Sixteen months before Guyger claims she went to the wrong apartment and mistook Jean for a burglar, she fired her weapon during a physical altercation with a drug offender.
On May 12, 2017, undercover officers tipped off police that a wanted woman may have been at a home in the 8300 block of Reva Street in eastern Dallas, according to a police bulletin. Officers believed the woman was in the passenger seat of a car at the home, along with two other people.
Despite officers’ “repeated” demands to stay in the car, a man in the back seat got out of the car and “engaged in a physical confrontation” with officers, according to the bulletin. When he took one of the officer’s Taser, Guyger pulled out her gun and shot the suspect, who was later identified as then-46-year-old Uvaldo Perez.
It wasn’t clear if Perez took Guyger’s Taser or one belonging to another officer.
Perez was taken to the hospital in what was said to be “stable” condition, though he stayed in the hospital for at least three days after the shooting.
Perez was charged with taking an officer’s weapon – a felony – as well as possession of meth and possession of marijuana.

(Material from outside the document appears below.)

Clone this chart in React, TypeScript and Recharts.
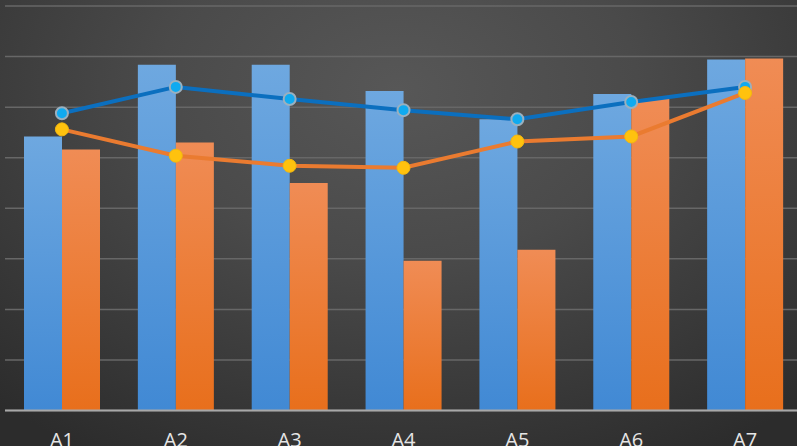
import { Bar, CartesianGrid, ComposedChart, Line, XAxis, YAxis } from 'recharts';

const categories = ['A1', 'A2', 'A3', 'A4', 'A5', 'A6', 'A7'];
const blueBars = [271, 342, 342, 316, 288, 313, 347];
const orangeBars = [258, 265, 225, 148, 159, 308, 348];
const blueLine = [294, 320, 308, 297, 288, 305, 320];
const orangeLine = [278, 252, 242, 240, 266, 271, 314];
const yTicks = [0, 50, 100, 150, 200, 250, 300, 350, 400];

const data = categories.map((name, i) => ({
  name,
  blueBar: blueBars[i],
  orangeBar: orangeBars[i],
  blueLine: blueLine[i],
  orangeLine: orangeLine[i],
}));

export default function App() {
  return (
    <div
      style={{
        width: 797,
        height: 446,
        overflow: 'hidden',
        background: 'radial-gradient(ellipse 75% 95% at 50% 20%, #575757 0%, #4a4a4a 40%, #2c2c2c 100%)',
      }}
    >
      <style>{'body{margin:0}'}</style>
      <ComposedChart
        width={802}
        height={446}
        data={data}
        margin={{ top: 6, right: 0, left: 5, bottom: 0 }}
        barGap={0}
      >
        <defs>
          <linearGradient id="gBlue" x1="0" y1="0" x2="0" y2="1">
            <stop offset="0%" stopColor="#6ea8e0" />
            <stop offset="100%" stopColor="#4189d4" />
          </linearGradient>
          <linearGradient id="gOrange" x1="0" y1="0" x2="0" y2="1">
            <stop offset="0%" stopColor="#f08c55" />
            <stop offset="100%" stopColor="#e86f1c" />
          </linearGradient>
        </defs>
        <CartesianGrid vertical={false} stroke="#676767" strokeWidth={1.5} />
        <XAxis
          dataKey="name"
          height={35.5}
          tickLine={false}
          axisLine={{ stroke: '#a8a8a8', strokeWidth: 2 }}
          tick={{ fill: '#e6e6e6', fontSize: 20, fontFamily: 'Open Sans' }}
          dy={14}
        />
        <YAxis hide domain={[0, 400]} ticks={yTicks} />
        <Bar dataKey="blueBar" fill="url(#gBlue)" barSize={38} isAnimationActive={false} />
        <Bar dataKey="orangeBar" fill="url(#gOrange)" barSize={38} isAnimationActive={false} />
        <Line
          dataKey="blueLine"
          type="linear"
          stroke="#0b6fbf"
          strokeWidth={4}
          dot={{ r: 6, fill: '#10aaf0', stroke: '#9ab0bf', strokeWidth: 2 }}
          isAnimationActive={false}
        />
        <Line
          dataKey="orangeLine"
          type="linear"
          stroke="#ea7b30"
          strokeWidth={4}
          dot={{ r: 6.5, fill: '#ffc20e', stroke: '#f3b80f', strokeWidth: 1 }}
          isAnimationActive={false}
        />
      </ComposedChart>
    </div>
  );
}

The 2017 shooting was presented to a Dallas County grand jury, and Guyger was no-billed, meaning she was cleared of any criminal charges in the case.
Fast forward to September of 2018, and Guyger is facing a manslaughter charge for the death of Botham Jean.

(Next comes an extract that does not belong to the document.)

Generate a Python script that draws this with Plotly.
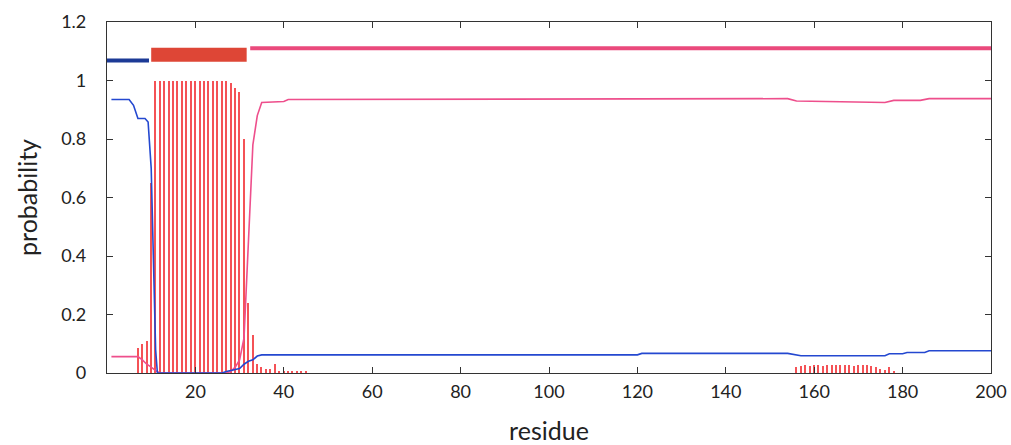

An arrest warrant affidavit alleges the shooting was a tragic accident in which Guyger, thinking she had arrived at her apartment after a 13-and-a-half-hour work day, saw the door slightly ajar and thought a figure inside the apartment was a burglar. She claims she yelled commands at Jean and shot him when he advanced toward her.
Attorneys for Jean’s family refute the affidavit, citing witnesses who’ve claimed to have heard Guyger pounding on the door and asking to be let in.
Dallas police handed the investigation over to the Texas Rangers, who determined a manslaughter charge was warranted in the case. It’s now in the hands of Dallas County District Attorney Faith Johnson, who has promised “justice” in Jean's death.
“We’re going to unravel whatever we need to unravel," she said. "We’re going to un-turn whatever we need to un-turn. And we’re going to present a full case to the grand jury of Dallas County. Believe me, we will make sure that justice is done in this case.”
Guyger is on administrative leave during the investigation.